J'ai longtemps désiré mettre la note ultime à un film dont le réalisateur ne soit ni mort, ni grabataire depuis vingt ans, et l'occasion m'est aujourd'hui donnée par "Melancholia" dont j'ai savouré chaque image et chaque silence avec une volupté que je n'avais pas ressentie depuis longtemps dans une salle obscure (autre que la Cinémathèque ou un quelconque cinéma d'art et d'essai).
Je craignais, en allant voir ce film au réalisateur si... illustre et si... médiatique, de retomber dans les vieilles rengaines crypto-protestantes à la "Dancer in the Dark" (que j'adore par ailleurs) qui font l'apologie du sacrifice et de l'expiation des fautes, tous ces vieux concepts chrétiens démodés dont on il serait nécessaire de se défaire si l'on voulait fonder une société débarrassée de ses névroses les plus profondes. Mais non. J'ai été agréablement surpris, je dirais même parfaitement enchanté, subjugué, par le fatalisme le plus pur et le solipsisme parfait dont fait preuve cet admirable chef-d'œuvre. L'apocalypse contingente, due uniquement au délicat et inexorable mouvement des planètes, masses inertes et insensibles, voilà qui change des châtiments transcendantaux et autres punitions eschatologiques chères aux croyants de tous bords.

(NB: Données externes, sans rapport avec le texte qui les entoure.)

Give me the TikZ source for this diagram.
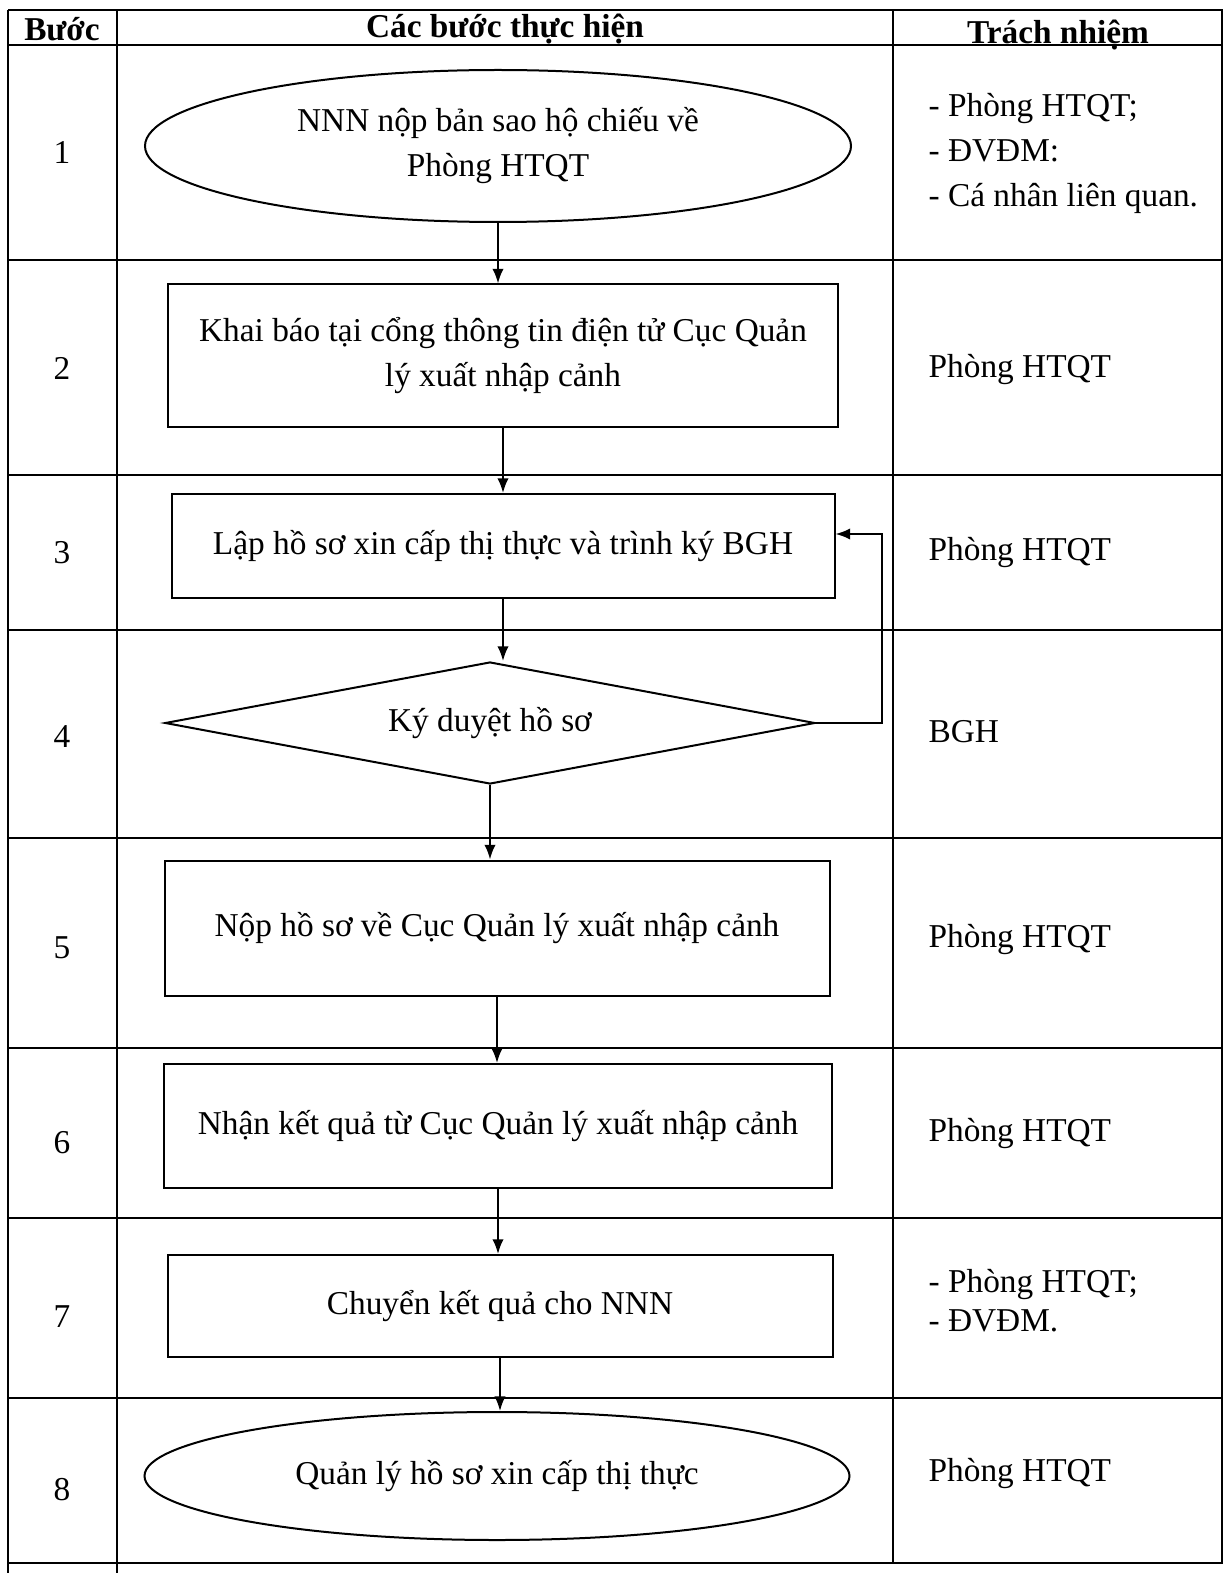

Loin des images spectaculaires et stupides qu'on voit généralement dans les films catastrophe - raz-de-marée sur New York, rayons lasers détruisant le Pentagone, torrents de lave en fusion se déversant dans les rues de Los Angeles, voitures qui hurlent, foules prises de panique qui saturent les autoroutes - Lars von Trier nous subjugue de poésie pure en donnant à sa fin du monde une beauté surréaliste et quasiment nippone. Neige de printemps, orage de grêle soudain, ombres doubles, un haïku. Le lever de Melancholia au beau milieu de la nuit, sur l'horizon marin, dans l'axe parfait du parterre symétrique, est d'une beauté saisissante et sa douce lueur céruléenne a vraiment quelque chose de bienveillant, comme si elle apportait enfin à l'humanité sa nécessaire euthanasie.
Pétri de références à la peinture classique, le film ne se remarque pas pourtant pour ses cadrages, sans doute extrêmement composés, mais pour la manière toute intime qu'il a de suivre les personnages, de les entourer, de les observer de loin ou de près, dans leurs attitudes théâtrales ou dans la plus infime expression de leurs sentiments inavouables. Les acteurs principaux, peu nombreux, sont remarquables de justesse même si leurs caractères sont un peu caricaturaux. Les deux parties m'ont semblé tout aussi prophétiques même si la seconde m'a beaucoup plus marqué. Je remercie Lars von Trier d'avoir choisi comme contexte cette très belle demeure perdue dans la verdure et habitée par quatre personnes extrêmement rationnelles coupées de l'humanité plutôt qu'une grande ville quelconque où la panique et les faux prophètes auraient gâché la beauté simple de l'annihilation de toute chose.
Et si c'est finalement dans une cabane dérisoire que les trois protagonistes vont être consumés en une seconde par un torrent de flammes, n'est-ce pas tout compte fait un abri plus magnifique que les inutiles bunkers de béton que n'ont certainement pas manqué de se faire construire tous les puissants de la planète, puisqu'il s'agit avant tout d'un abri symbolique ? Abri qui assume pleinement son caractère culturel, abri qui renvoie aux origines de l'architecture et donc de l'homme en tant qu'homme, abri qui a devant le désastre la même valeur que la neuvième symphonie de Beethoven, une valeur inestimable, c'est-à-dire aucune.
Oui vraiment, je remercie Lars von Trier de m'avoir fait vivre ce que jamais je n'aurai la chance de connaître : une sublime apocalypse teintée de bleu, une circonstance où chaque action, chaque chose devenant futile deviendrait essentielle, un instant où pourraient se déployer à leur paroxysme mon cynisme et ma haine profonde de l'humanité.